───── Recorded data ─────

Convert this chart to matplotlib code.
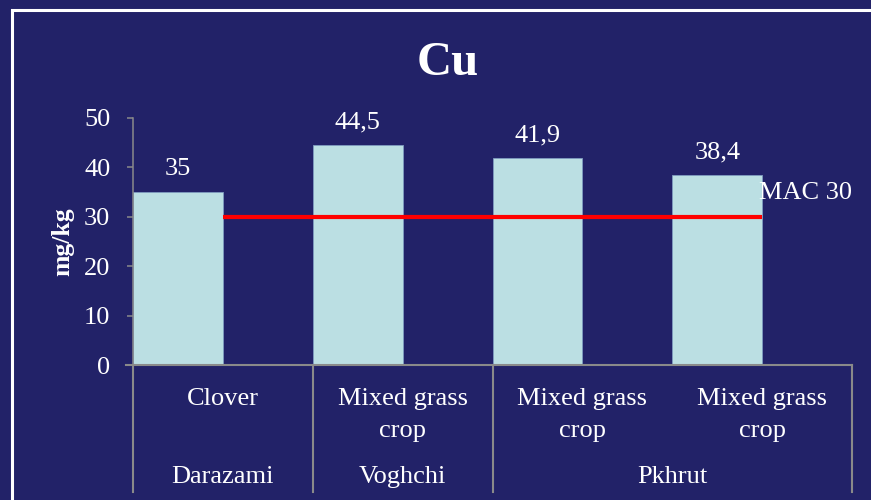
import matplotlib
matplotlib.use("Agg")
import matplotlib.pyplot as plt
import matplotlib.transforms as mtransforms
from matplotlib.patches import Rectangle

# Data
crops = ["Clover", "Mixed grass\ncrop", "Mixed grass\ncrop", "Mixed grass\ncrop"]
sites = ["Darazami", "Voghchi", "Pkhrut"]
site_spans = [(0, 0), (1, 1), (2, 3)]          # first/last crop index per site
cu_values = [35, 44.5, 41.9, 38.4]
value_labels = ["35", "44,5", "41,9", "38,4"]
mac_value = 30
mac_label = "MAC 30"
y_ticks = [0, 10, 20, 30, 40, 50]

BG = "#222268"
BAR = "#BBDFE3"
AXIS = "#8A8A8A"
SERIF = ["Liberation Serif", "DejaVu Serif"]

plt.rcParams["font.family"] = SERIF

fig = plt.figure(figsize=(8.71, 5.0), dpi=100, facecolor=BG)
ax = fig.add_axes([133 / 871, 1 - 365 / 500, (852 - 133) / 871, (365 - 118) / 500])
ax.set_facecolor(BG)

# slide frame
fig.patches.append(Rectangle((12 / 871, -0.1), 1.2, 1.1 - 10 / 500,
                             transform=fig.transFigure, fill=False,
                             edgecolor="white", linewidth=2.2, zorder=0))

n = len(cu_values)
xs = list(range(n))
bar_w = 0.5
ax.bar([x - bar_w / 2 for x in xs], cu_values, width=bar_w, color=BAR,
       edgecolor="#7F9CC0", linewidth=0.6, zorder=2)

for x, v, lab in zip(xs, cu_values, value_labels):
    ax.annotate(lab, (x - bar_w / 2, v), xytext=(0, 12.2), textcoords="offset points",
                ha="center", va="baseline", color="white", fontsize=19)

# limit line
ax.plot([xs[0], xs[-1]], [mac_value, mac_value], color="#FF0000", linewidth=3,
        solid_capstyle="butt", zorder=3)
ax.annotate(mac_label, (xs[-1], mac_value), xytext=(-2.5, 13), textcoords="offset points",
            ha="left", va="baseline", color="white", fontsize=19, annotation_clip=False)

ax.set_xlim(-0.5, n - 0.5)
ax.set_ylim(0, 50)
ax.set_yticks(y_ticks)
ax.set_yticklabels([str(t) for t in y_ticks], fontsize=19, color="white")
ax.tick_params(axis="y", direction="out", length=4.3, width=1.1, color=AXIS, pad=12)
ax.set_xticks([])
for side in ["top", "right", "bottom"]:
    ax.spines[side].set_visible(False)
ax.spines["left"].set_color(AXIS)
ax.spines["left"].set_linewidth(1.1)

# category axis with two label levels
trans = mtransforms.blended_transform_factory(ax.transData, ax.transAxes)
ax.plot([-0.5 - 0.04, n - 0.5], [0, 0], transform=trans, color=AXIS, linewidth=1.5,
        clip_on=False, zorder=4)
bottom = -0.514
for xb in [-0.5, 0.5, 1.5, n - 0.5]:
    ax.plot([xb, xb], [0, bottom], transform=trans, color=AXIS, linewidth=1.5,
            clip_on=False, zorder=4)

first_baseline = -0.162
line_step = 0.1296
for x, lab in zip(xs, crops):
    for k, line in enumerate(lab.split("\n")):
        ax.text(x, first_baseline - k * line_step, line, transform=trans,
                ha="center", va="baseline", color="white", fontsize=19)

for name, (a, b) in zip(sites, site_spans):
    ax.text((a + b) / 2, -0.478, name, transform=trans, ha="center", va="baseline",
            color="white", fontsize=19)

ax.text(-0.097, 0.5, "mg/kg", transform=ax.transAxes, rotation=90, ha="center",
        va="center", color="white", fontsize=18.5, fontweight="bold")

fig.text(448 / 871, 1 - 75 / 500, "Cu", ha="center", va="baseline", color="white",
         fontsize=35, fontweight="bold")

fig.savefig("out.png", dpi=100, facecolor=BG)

─────

» **Given instruction**: Transcribe all the lines above exactly, apart from the pictures.

» **Exercise response**:
Convert this chart to matplotlib code.
import matplotlib
matplotlib.use("Agg")
import matplotlib.pyplot as plt
import matplotlib.transforms as mtransforms
from matplotlib.patches import Rectangle

# Data
crops = ["Clover", "Mixed grass\ncrop", "Mixed grass\ncrop", "Mixed grass\ncrop"]
sites = ["Darazami", "Voghchi", "Pkhrut"]
site_spans = [(0, 0), (1, 1), (2, 3)]          # first/last crop index per site
cu_values = [35, 44.5, 41.9, 38.4]
value_labels = ["35", "44,5", "41,9", "38,4"]
mac_value = 30
mac_label = "MAC 30"
y_ticks = [0, 10, 20, 30, 40, 50]

BG = "#222268"
BAR = "#BBDFE3"
AXIS = "#8A8A8A"
SERIF = ["Liberation Serif", "DejaVu Serif"]

plt.rcParams["font.family"] = SERIF

fig = plt.figure(figsize=(8.71, 5.0), dpi=100, facecolor=BG)
ax = fig.add_axes([133 / 871, 1 - 365 / 500, (852 - 133) / 871, (365 - 118) / 500])
ax.set_facecolor(BG)

# slide frame
fig.patches.append(Rectangle((12 / 871, -0.1), 1.2, 1.1 - 10 / 500,
                             transform=fig.transFigure, fill=False,
                             edgecolor="white", linewidth=2.2, zorder=0))

n = len(cu_values)
xs = list(range(n))
bar_w = 0.5
ax.bar([x - bar_w / 2 for x in xs], cu_values, width=bar_w, color=BAR,
       edgecolor="#7F9CC0", linewidth=0.6, zorder=2)

for x, v, lab in zip(xs, cu_values, value_labels):
    ax.annotate(lab, (x - bar_w / 2, v), xytext=(0, 12.2), textcoords="offset points",
                ha="center", va="baseline", color="white", fontsize=19)

# limit line
ax.plot([xs[0], xs[-1]], [mac_value, mac_value], color="#FF0000", linewidth=3,
        solid_capstyle="butt", zorder=3)
ax.annotate(mac_label, (xs[-1], mac_value), xytext=(-2.5, 13), textcoords="offset points",
            ha="left", va="baseline", color="white", fontsize=19, annotation_clip=False)

ax.set_xlim(-0.5, n - 0.5)
ax.set_ylim(0, 50)
ax.set_yticks(y_ticks)
ax.set_yticklabels([str(t) for t in y_ticks], fontsize=19, color="white")
ax.tick_params(axis="y", direction="out", length=4.3, width=1.1, color=AXIS, pad=12)
ax.set_xticks([])
for side in ["top", "right", "bottom"]:
    ax.spines[side].set_visible(False)
ax.spines["left"].set_color(AXIS)
ax.spines["left"].set_linewidth(1.1)

# category axis with two label levels
trans = mtransforms.blended_transform_factory(ax.transData, ax.transAxes)
ax.plot([-0.5 - 0.04, n - 0.5], [0, 0], transform=trans, color=AXIS, linewidth=1.5,
        clip_on=False, zorder=4)
bottom = -0.514
for xb in [-0.5, 0.5, 1.5, n - 0.5]:
    ax.plot([xb, xb], [0, bottom], transform=trans, color=AXIS, linewidth=1.5,
            clip_on=False, zorder=4)

first_baseline = -0.162
line_step = 0.1296
for x, lab in zip(xs, crops):
    for k, line in enumerate(lab.split("\n")):
        ax.text(x, first_baseline - k * line_step, line, transform=trans,
                ha="center", va="baseline", color="white", fontsize=19)

for name, (a, b) in zip(sites, site_spans):
    ax.text((a + b) / 2, -0.478, name, transform=trans, ha="center", va="baseline",
            color="white", fontsize=19)

ax.text(-0.097, 0.5, "mg/kg", transform=ax.transAxes, rotation=90, ha="center",
        va="center", color="white", fontsize=18.5, fontweight="bold")

fig.text(448 / 871, 1 - 75 / 500, "Cu", ha="center", va="baseline", color="white",
         fontsize=35, fontweight="bold")

fig.savefig("out.png", dpi=100, facecolor=BG)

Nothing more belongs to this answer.